Public safety agencies have also engaged in a number of "practice scenarios" with city, county and state agencies and with other jurisdictions who are members of the Metropolitan Washington Council of Governments.
"You do it at all different levels to see where you fit into play so that on a public safety end we all know what the other hands are doing," Treschuk said.
5) Pedestrian and bicycle safety.
"A big concern in the City of Rockville, and certainly in the whole area here is pedestrian safety and bicycle safety," Treschuk said. "We've had some tragedies in and outside the city of pedestrians being struck and fatalities."

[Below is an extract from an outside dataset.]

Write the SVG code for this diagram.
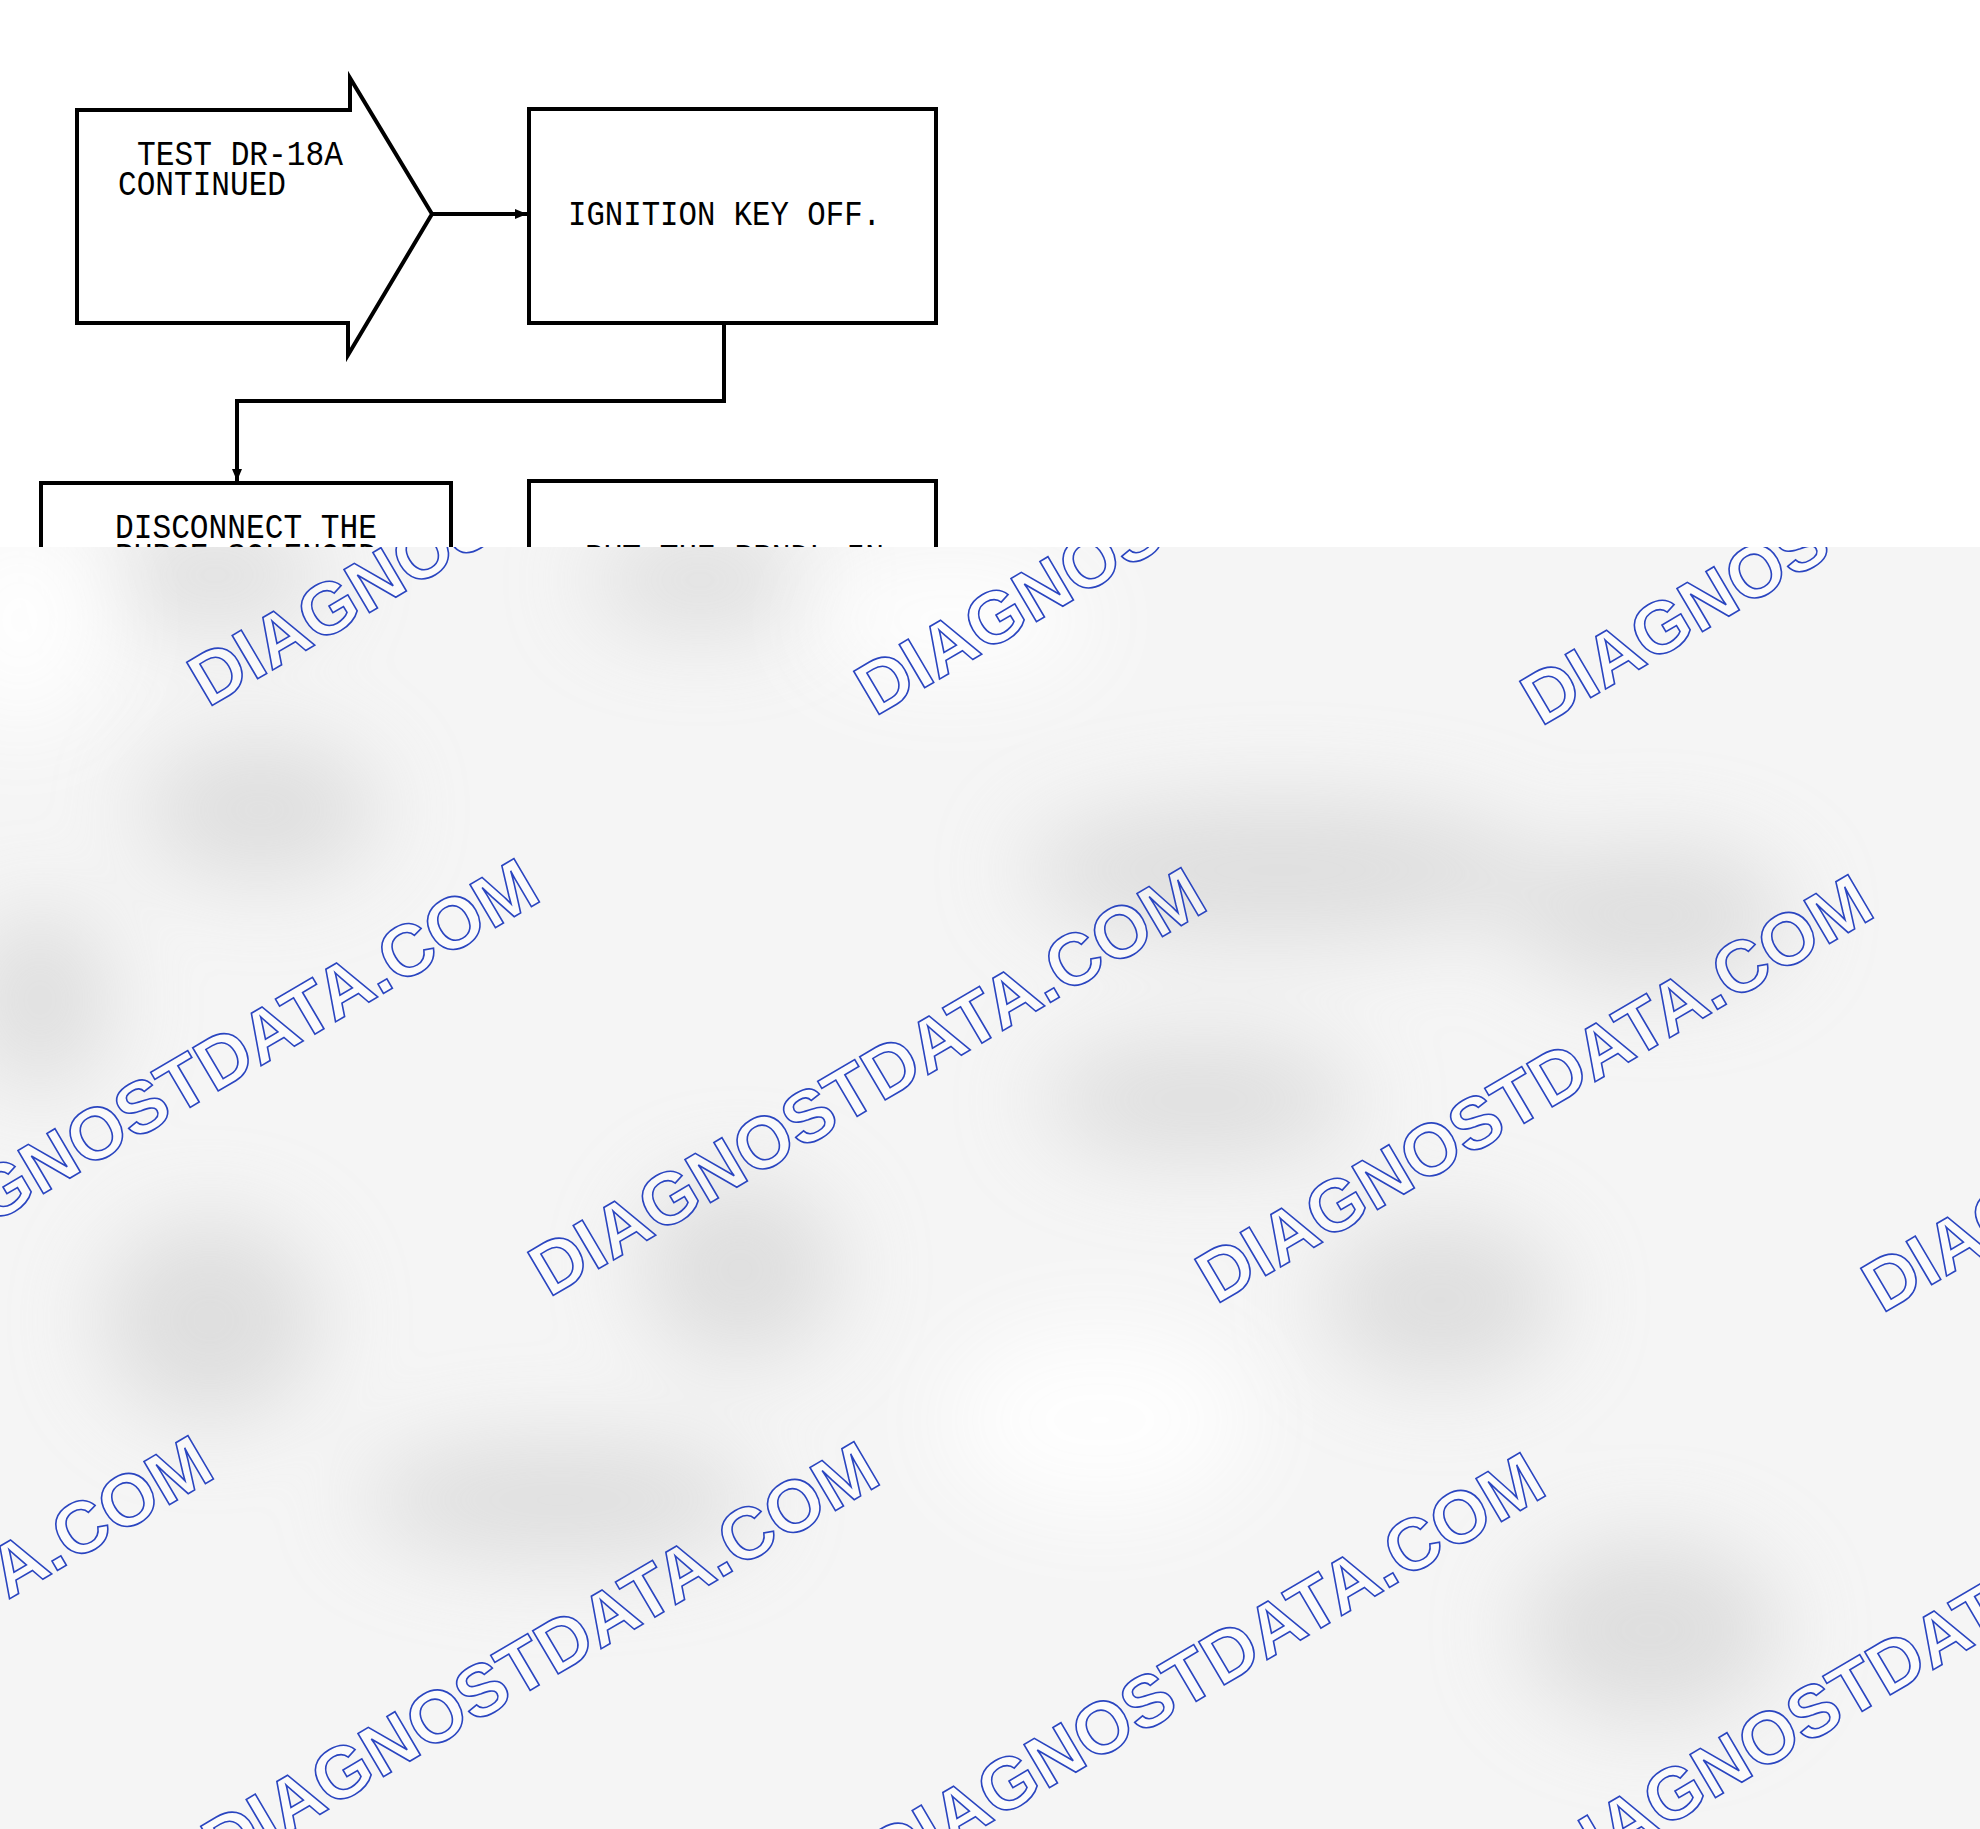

City police have responded with "major internal programs" including information sharing about dangerous roads and intersections. The department has also shot public service announcements for Rockville 11 about how to safely cross streets, while the city has upgraded crosswalks and traffic lights and offered brochures at libraries, recreation centers and schools focusing on pedestrian safety.
A big concern for police is the morning rush, particularly between 7:10 a.m. and 8:45 a.m.
"We have people at bus stops all around the city going to high schools, middle schools and elementary schools," Treschuk said. "We have people walking to high schools, middle schools and elementary schools. This is the exact same time that you have the crunch of commuters."
As main roads such as Veirs Mill Road, Rockville Pike and Interstate 270 become clogged the tendency of motorists is to cut through residential neighborhoods.
"Well as you get into the communities, you come to intersections and there's 15, 7, 20 kids at a corner waiting at a corner. And kids are kids. They're pushing each other. They're playing around. And if people don't pay particular attention at the stop signs and everything we could have a real tragedy. So we try to monitor that on a daily basis."